Ils remplissent le Zénith de Paris et séduisent en France plus de 30 000 spectateurs en deux semaines. Dans l'ignorance des médias classiques.

Ils ont pour la plupart entre 20 et 35 ans. Ils ne sont ni des enfants gâtés des beaux quartiers ni des rebelles des banlieues sinistrées. Ils sont étudiants ou enseignants en début de carrière, ou jeunes cadres moyens. La plupart d'entre eux ont vécu un certain temps au Québec, y sont allés plusieurs fois en vacances et se racontent leurs souvenirs. Certains rêvent d'y émigrer. Quelques-uns arborent un tee-shirt sur lequel on peut lire: Les Cousins fringants. Ou un chandail du Canadien de Montréal. On aperçoit même ici et là un drapeau du Québec.

Ces gens, qui sont jeunes en immense majorité, et qui sont au nombre de 6000 à 7000, dans les gradins ou massés sur la piste centrale du Zénith de la porte de la Villette à Paris, constituent le public des Cowboys fringants. Signe distinctif: ils connaissent par coeur la plupart des morceaux du groupe, et ovationnent les musiques les plus rythmées qu'ils accompagnent en sautant sur place ou en battant des mains. Chez eux, la cause écologiste fait consensus, et ils applaudissent à tout rompre lorsque le chanteur Karl Tremblay leur confirme que pour chaque billet vendu au Zénith ce mercredi soir, un arbre sera replanté en Indonésie. Sept mille arbres en l'occurrence: «Vous êtes une forêt», lance-t-il. Délire dans la salle.

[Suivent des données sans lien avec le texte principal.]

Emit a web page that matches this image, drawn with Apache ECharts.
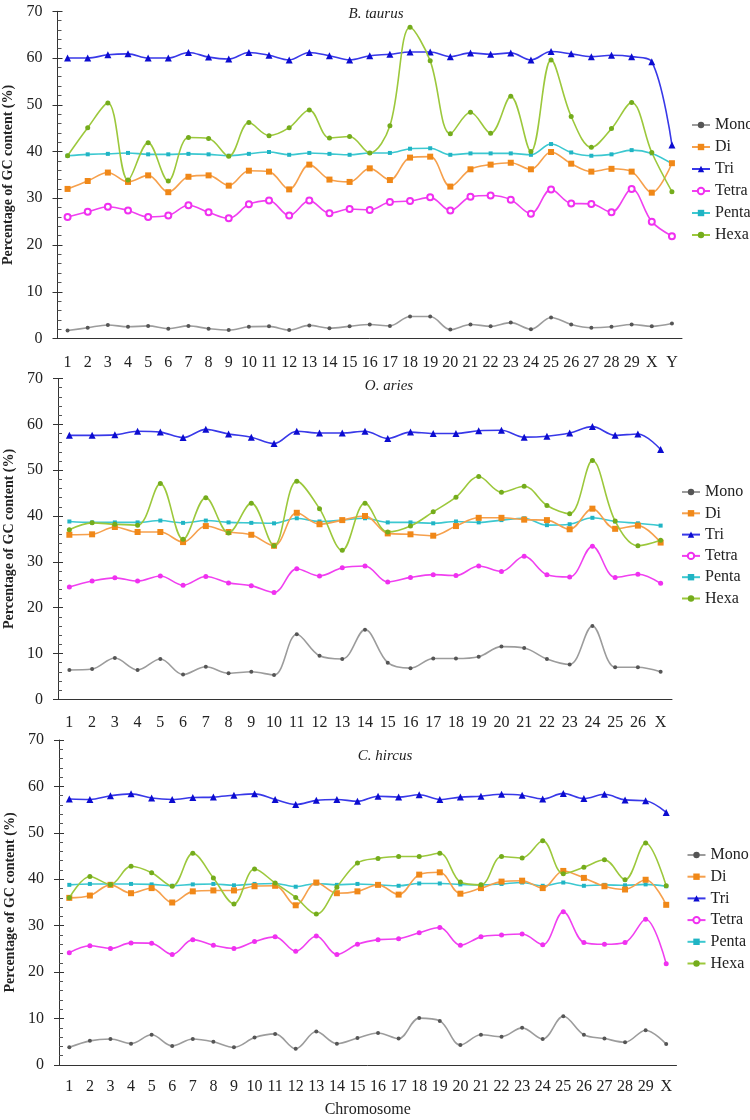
<!DOCTYPE html>
<html><head><meta charset="utf-8">
<script src="https://cdn.jsdelivr.net/npm/echarts@6/dist/echarts.min.js"></script>
<style>html,body{margin:0;padding:0;background:#fff}#c{width:750px;height:1120px}</style>
</head><body><div id="c"></div>
<script>
// ---------- data ----------
const seriesNames = ['Mono', 'Di', 'Tri', 'Tetra', 'Penta', 'Hexa'];
const panelTitles = ['B. taurus', 'O. aries', 'C. hircus'];
const yAxisName = 'Percentage of GC content (%)';
const xAxisName = 'Chromosome';

const catsTaurus = ['1','2','3','4','5','6','7','8','9','10','11','12','13','14','15','16','17','18','19','20','21','22','23','24','25','26','27','28','29','X','Y'];
const catsAries  = ['1','2','3','4','5','6','7','8','9','10','11','12','13','14','15','16','17','18','19','20','21','22','23','24','25','26','X'];
const catsHircus = ['1','2','3','4','5','6','7','8','9','10','11','12','13','14','15','16','17','18','19','20','21','22','23','24','25','26','27','28','29','X'];

// B. taurus
const taurusMono  = [1.7,2.3,2.9,2.5,2.7,2.1,2.7,2.1,1.8,2.5, 2.6,1.8,2.8,2.2,2.6,3.0,2.7,4.7,4.7,1.9, 3.0,2.6,3.4,2.0,4.5,3.0,2.3,2.5,3.0, 2.6,3.2];
const taurusDi    = [32.0,33.7,35.5,33.5,34.9,31.3,34.6,34.9,32.7,35.9, 35.7,31.9,37.2,34.0,33.5,36.4,33.9,38.7,38.9,32.5, 36.2,37.2,37.6,36.2,39.9,37.4,35.7,36.3,35.7, 31.2,37.5];
const taurusTri   = [60.0,60.0,60.7,60.9,60.0,60.0,61.2,60.2,59.8,61.2, 60.6,59.6,61.2,60.5,59.6,60.5,60.8,61.3,61.3,60.3, 61.1,60.8,61.1,59.6,61.4,60.9,60.3,60.6,60.3, 59.2,41.4];
const taurusTetra = [26.0,27.1,28.2,27.4,26.0,26.3,28.5,27.0,25.7,28.7, 29.5,26.3,29.5,26.8,27.7,27.5,29.2,29.4,30.2,27.4, 30.3,30.6,29.7,26.7,31.9,28.9,28.8,27.0,32.0, 25.0,21.9];
const taurusPenta = [39.1,39.4,39.5,39.7,39.4,39.4,39.5,39.4,39.1,39.5, 39.9,39.3,39.7,39.5,39.3,39.7,39.7,40.6,40.7,39.3, 39.6,39.6,39.6,39.3,41.6,39.8,39.1,39.4,40.3, 39.6,37.4];
const taurusHexa  = [39.1,45.1,50.4,33.9,41.9,33.7,43.0,42.8,39.0,46.2, 43.4,45.1,48.9,42.9,43.2,39.7,45.5,66.6,59.4,43.8, 48.4,43.9,51.8,40.0,59.6,47.5,40.9,44.9,50.5, 39.8,31.4];

// O. aries
const ariesMono  = [6.4,6.6,9.0,6.4,8.8,5.4,7.1,5.7,6.0,5.3, 14.2,9.5,8.8,15.2,8.0,6.8,8.9,8.9,9.3,11.5, 11.2,8.8,7.6,16.0,7.0,7.0, 6.0];
const ariesDi    = [35.9,36.0,37.6,36.5,36.5,34.3,37.8,36.5,35.9,33.5, 40.7,38.2,39.1,40.0,36.2,36.0,35.7,37.8,39.6,39.6, 39.2,39.1,37.1,41.6,37.2,37.9, 34.2];
const ariesTri   = [57.6,57.6,57.7,58.5,58.3,57.1,58.9,57.9,57.2,55.8, 58.5,58.1,58.1,58.5,56.9,58.3,58.0,58.0,58.6,58.7, 57.2,57.4,58.1,59.5,57.6,57.9, 54.5];
const ariesTetra = [24.5,25.8,26.5,25.8,26.9,24.9,26.8,25.4,24.8,23.3, 28.5,26.9,28.7,29.1,25.6,26.6,27.2,27.0,29.1,27.9, 31.2,27.2,26.7,33.4,26.6,27.3, 25.3];
const ariesPenta = [38.8,38.6,38.6,38.6,39.0,38.5,39.0,38.6,38.5,38.4, 39.5,38.8,39.1,39.5,38.6,38.6,38.4,38.8,38.6,39.1, 39.5,38.0,38.2,39.6,38.8,38.4, 37.9];
const ariesHexa  = [37.0,38.5,38.2,38.0,47.1,34.9,44.0,36.3,42.8,33.5, 47.6,41.6,32.5,42.8,36.5,37.8,40.9,44.1,48.6,45.2, 46.5,42.3,40.5,52.1,38.9,33.5, 34.7];

// C. hircus
const hircusMono  = [3.8,5.2,5.6,4.6,6.5,4.1,5.6,5.0,3.8,5.9, 6.7,3.5,7.2,4.6,5.8,6.9,5.7,10.1,9.5,4.3, 6.5,6.1,8.0,5.6,10.5,6.5,5.7,4.9,7.5, 4.5];
const hircusDi    = [36.0,36.5,38.8,37.0,38.1,35.0,37.4,37.6,37.6,38.5, 38.6,34.4,39.3,37.0,37.4,38.8,36.7,41.0,41.5,36.9, 38.1,39.5,39.7,38.1,41.8,40.3,38.5,37.8,39.9, 34.5];
const hircusTri   = [57.3,57.2,58.0,58.4,57.5,57.2,57.6,57.7,58.1,58.4, 57.2,56.1,57.0,57.2,56.8,57.9,57.7,58.2,57.2,57.7, 57.9,58.3,58.1,57.3,58.5,57.4,58.3,57.1,56.9, 54.4];
const hircusTetra = [24.2,25.7,25.1,26.3,26.2,23.8,27.0,25.8,25.1,26.6, 27.6,24.5,27.8,23.8,26.0,27.0,27.2,28.5,29.6,25.8, 27.6,28.0,28.2,25.9,33.0,26.4,26.0,26.4,31.4, 21.8];
const hircusPenta = [38.8,39.0,39.0,39.0,38.9,38.6,38.9,39.0,38.7,39.0, 39.1,38.4,39.1,38.8,39.0,38.8,38.6,39.1,39.1,38.9, 38.8,39.0,39.3,38.6,39.3,38.6,38.8,38.7,38.9, 38.5];
const hircusHexa  = [36.0,40.6,38.9,42.8,41.4,38.5,45.6,40.3,34.7,42.2, 39.2,36.1,32.5,38.3,43.5,44.5,44.9,44.9,45.6,39.4, 38.8,44.9,44.6,48.3,41.2,42.6,44.2,39.9,47.8, 38.6];

// ---------- styling ----------
const FONT = '"Liberation Serif", "Times New Roman", serif';
const TXT = '#222';
const lineColors = { Mono: '#9c9c9c', Di: '#f6a04c', Tri: '#3838e8', Tetra: '#f040f0', Penta: '#3cc8d0', Hexa: '#9cc83c' };
const markColors = { Mono: '#555555', Di: '#f08818', Tri: '#0c0cd0', Tetra: '#f030f0', Penta: '#20b4c4', Hexa: '#74ac1c' };
const symbolOf = { Mono: 'circle', Di: 'rect', Tri: 'triangle', Tetra: 'circle', Penta: 'rect', Hexa: 'circle' };
const sizeOf = { Mono: 4, Di: 6, Tri: 7, Tetra: 5, Penta: 4, Hexa: 5 };

const panels = [
  { cats: catsTaurus, data: [taurusMono, taurusDi, taurusTri, taurusTetra, taurusPenta, taurusHexa],
    grid: { left: 57.5, top: 11.3, width: 624.5, height: 327.2 }, legend: { left: 686, top: 112, gap: 6 },
    title: { x: 376, y: 14 }, tetraEmpty: true, labelMargin: 16 },
  { cats: catsAries, data: [ariesMono, ariesDi, ariesTri, ariesTetra, ariesPenta, ariesHexa],
    grid: { left: 58, top: 378.5, width: 614, height: 320.8 }, legend: { left: 676, top: 479, gap: 5.3 },
    title: { x: 389, y: 386 }, tetraEmpty: false, labelMargin: 15 },
  { cats: catsHircus, data: [hircusMono, hircusDi, hircusTri, hircusTetra, hircusPenta, hircusHexa],
    grid: { left: 59, top: 740, width: 617.5, height: 325 }, legend: { left: 681.5, top: 842, gap: 5.7 },
    title: { x: 385, y: 756 }, tetraEmpty: false, labelMargin: 14 }
];

const grids = [], xAxes = [], yAxes = [], series = [], legends = [], graphics = [];
panels.forEach((p, i) => {
  grids.push(Object.assign({ containLabel: false, outerBoundsMode: 'none' }, p.grid));
  xAxes.push({
    type: 'category', gridIndex: i, data: p.cats, boundaryGap: true,
    axisLine: { lineStyle: { color: '#333', width: 1 } },
    axisTick: { inside: true, length: 5, interval: 0, lineStyle: { color: '#333' } },
    axisLabel: { interval: 0, margin: p.labelMargin, fontFamily: FONT, fontSize: 16, color: TXT },
    splitLine: { show: false },
    name: i === 2 ? xAxisName : '', nameLocation: 'middle', nameGap: 37,
    nameTextStyle: { fontFamily: FONT, fontSize: 16, color: TXT }
  });
  yAxes.push({
    type: 'value', gridIndex: i, min: 0, max: 70, interval: 10,
    axisLine: { show: true, lineStyle: { color: '#333', width: 1 } },
    axisTick: { show: true, inside: true, length: 5, lineStyle: { color: '#333' } },
    minorTick: { show: true, splitNumber: 5, length: 4, lineStyle: { color: '#555' } },
    axisLabel: { margin: 15, fontFamily: FONT, fontSize: 16, color: TXT },
    splitLine: { show: false },
    name: yAxisName, nameLocation: 'middle', nameGap: 38,
    nameTextStyle: { fontFamily: FONT, fontSize: 14, fontWeight: 'bold', color: TXT }
  });
  p.data.forEach((vals, k) => {
    const nm = seriesNames[k];
    const empty = nm === 'Tetra' && p.tetraEmpty;
    series.push({
      type: 'line', name: nm, xAxisIndex: i, yAxisIndex: i, data: vals,
      smooth: 0.35, symbol: empty ? 'emptyCircle' : symbolOf[nm],
      symbolSize: empty ? 6 : sizeOf[nm], showSymbol: true,
      lineStyle: { color: lineColors[nm], width: 1.6 },
      itemStyle: { color: markColors[nm], borderColor: empty ? markColors[nm] : undefined, borderWidth: empty ? 1.3 : 0 },
      emphasis: { disabled: true }, z: 2 + (5 - k) * 0.1 + (nm === 'Hexa' ? 0.5 : 0)
    });
  });
  legends.push({
    orient: 'vertical', left: p.legend.left, top: p.legend.top, itemGap: p.legend.gap,
    itemWidth: 18, itemHeight: 8, itemTextGap: 3, selectedMode: false,
    data: seriesNames, textStyle: { fontFamily: FONT, fontSize: 16, color: TXT, lineHeight: 16 }
  });
  graphics.push({
    type: 'text', x: p.title.x, y: p.title.y,
    style: { text: panelTitles[i], font: 'italic 15px ' + FONT, fill: TXT, textAlign: 'center', textVerticalAlign: 'middle' }
  });
});
// extra axes: major ticks that stick out to the left of each value axis
panels.forEach((p, i) => {
  yAxes.push({
    type: 'value', gridIndex: i, min: 0, max: 70, interval: 10, position: 'left',
    axisLine: { show: false }, axisLabel: { show: false }, splitLine: { show: false },
    axisTick: { show: true, inside: false, length: 5, lineStyle: { color: '#333' } }
  });
});

const chart = echarts.init(document.getElementById('c'), null, { renderer: 'canvas' });
chart.setOption({
  backgroundColor: '#fff', animation: false,
  grid: grids, xAxis: xAxes, yAxis: yAxes, series: series, legend: legends, graphic: graphics
});
</script></body></html>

Un public un peu mystérieux, en tout cas inusité, à moins qu'il ne s'agisse du public standard de la nouvelle époque internet. Car voici le constat: le quatuor des Cowboys fringants a été et demeure pratiquement absent des médias traditionnels.

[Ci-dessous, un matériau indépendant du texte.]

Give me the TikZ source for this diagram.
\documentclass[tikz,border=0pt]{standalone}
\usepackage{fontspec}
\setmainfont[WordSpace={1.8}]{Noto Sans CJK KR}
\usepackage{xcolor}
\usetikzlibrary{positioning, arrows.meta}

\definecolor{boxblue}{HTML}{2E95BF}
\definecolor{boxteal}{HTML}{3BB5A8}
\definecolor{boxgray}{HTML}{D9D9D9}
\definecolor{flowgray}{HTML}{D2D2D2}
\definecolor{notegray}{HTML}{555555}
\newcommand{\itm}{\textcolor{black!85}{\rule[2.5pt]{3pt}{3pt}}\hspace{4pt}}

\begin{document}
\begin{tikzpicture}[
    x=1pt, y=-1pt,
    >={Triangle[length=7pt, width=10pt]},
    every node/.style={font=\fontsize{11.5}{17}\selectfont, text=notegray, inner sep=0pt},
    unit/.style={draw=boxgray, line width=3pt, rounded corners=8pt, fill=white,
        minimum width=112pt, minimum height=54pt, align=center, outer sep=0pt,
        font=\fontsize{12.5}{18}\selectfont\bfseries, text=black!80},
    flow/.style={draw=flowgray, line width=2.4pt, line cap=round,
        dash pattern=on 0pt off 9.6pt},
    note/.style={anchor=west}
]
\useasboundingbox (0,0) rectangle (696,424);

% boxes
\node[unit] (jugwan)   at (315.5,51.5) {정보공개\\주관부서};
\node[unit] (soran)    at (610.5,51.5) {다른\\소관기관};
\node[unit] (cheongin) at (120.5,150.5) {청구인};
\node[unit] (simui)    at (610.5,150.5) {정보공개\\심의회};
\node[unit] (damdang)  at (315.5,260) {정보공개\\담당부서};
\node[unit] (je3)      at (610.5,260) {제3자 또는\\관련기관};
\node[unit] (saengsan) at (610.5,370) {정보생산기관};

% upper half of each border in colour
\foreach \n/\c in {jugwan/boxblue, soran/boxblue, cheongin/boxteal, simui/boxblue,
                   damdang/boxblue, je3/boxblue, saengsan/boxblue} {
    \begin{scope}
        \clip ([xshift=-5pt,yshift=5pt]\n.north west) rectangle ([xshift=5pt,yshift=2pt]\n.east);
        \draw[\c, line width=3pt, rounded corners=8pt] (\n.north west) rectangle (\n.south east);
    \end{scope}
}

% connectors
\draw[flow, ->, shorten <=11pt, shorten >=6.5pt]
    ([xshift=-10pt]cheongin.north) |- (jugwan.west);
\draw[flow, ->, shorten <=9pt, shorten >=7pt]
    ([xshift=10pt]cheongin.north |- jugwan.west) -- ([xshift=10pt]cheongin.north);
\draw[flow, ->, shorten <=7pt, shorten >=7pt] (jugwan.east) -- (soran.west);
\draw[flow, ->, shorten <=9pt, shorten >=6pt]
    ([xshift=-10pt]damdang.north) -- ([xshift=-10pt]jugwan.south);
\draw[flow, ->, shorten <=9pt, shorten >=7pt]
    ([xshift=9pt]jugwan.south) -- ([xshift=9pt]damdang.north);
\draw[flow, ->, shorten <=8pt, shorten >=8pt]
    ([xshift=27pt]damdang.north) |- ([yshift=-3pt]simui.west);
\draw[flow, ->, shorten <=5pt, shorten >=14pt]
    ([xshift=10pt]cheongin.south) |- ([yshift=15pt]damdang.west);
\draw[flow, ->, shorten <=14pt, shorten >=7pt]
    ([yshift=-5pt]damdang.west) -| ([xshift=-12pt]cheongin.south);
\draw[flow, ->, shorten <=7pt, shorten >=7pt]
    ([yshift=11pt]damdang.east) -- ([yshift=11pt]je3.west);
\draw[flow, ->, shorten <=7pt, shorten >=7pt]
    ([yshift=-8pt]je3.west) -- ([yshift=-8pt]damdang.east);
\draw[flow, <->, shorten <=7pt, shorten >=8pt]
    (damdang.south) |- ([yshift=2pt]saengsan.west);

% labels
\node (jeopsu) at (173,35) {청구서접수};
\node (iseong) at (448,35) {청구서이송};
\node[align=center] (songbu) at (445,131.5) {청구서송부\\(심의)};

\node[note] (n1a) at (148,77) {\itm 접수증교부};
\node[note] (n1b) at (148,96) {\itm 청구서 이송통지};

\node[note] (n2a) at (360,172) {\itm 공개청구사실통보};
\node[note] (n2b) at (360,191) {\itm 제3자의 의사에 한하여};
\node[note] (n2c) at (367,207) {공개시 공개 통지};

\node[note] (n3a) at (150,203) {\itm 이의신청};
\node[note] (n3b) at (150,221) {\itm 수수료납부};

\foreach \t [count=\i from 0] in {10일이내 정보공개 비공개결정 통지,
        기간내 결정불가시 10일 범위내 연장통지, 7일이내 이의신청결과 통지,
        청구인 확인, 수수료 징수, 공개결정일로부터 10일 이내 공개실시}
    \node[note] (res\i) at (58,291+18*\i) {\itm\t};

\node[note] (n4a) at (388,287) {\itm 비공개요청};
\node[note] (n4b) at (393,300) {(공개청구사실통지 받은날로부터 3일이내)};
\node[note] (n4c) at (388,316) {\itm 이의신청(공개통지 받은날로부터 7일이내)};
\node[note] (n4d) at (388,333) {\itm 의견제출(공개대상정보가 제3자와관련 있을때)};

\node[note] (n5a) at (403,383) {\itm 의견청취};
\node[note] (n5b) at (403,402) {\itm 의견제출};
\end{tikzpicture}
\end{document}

Bien sûr, ils ont un papier dans Ouest-France lorsqu'ils vont en Bretagne et remplissent une salle de 5000 spectateurs. Mais le fait est qu'entre le 14 et le 16 novembre, ils auront rempli les plus grandes salles disponibles dans sept salles françaises sans que jamais les chaînes de télé nationale ne s'intéressent à eux. Pas plus que la presse nationale, qu'elle soit quotidienne ou hebdomadaire. En deux semaines, les Cowboys auront attiré plus de 30 000 spectateurs sans avoir le moindre papier dans Le Monde, Libération, Le Nouvel Observateur ou Les Inrockuptibles. C'est tout juste si Télérama - hebdo culturel influent - a signalé leur présence en une dizaine de lignes. Les médias classiques les ignorent.

Et inversement, ils sont arrivés sans eux. Même pas un tube qui aurait tourné à la radio. Ou un grand reportage isolé paru dans un journal et qui à l'origine aurait signalé «ce phénomène de société». Du jour au lendemain, les Cowboys ont débarqué à Paris dans les plus grandes salles, sans que personne ait été prévenu. En avril dernier, des centaines de jeunes spectateurs faisaient la queue deux heures avant l'ouverture des portes, juste pour avoir les meilleures places debout devant la scène. D'où venait cette célébrité soudaine? De la planète internet, évidemment. Du site les Cousins fringants, entre autres.

Cela n'explique pas pour autant leur énorme succès en France. L'engagement déclaré en faveur de l'écologie y est pour quelque chose. Les textes - passablement premier degré - vont dans ce sens et relèvent parfois de la manifestation politique. Mais il y a aussi et surtout la musique qui, pour une oreille française, évoque à la fois le folk irlandais, la country américaine, le tout assaisonné d'un rock franc et honnête. Une musique de scène dynamique et entraînante. Et qui atteint son meilleur dans quelques longs solos instrumentaux. Notamment ceux de la bondissante violoniste Marie-Annick Lépine, dont le premier flamboyant solo a été salué par une véritable ovation de la salle. Au-delà des mots, c'est une musique généreuse et festive, au carrefour de divers courants, et loin des modes. Donc introuvable en France.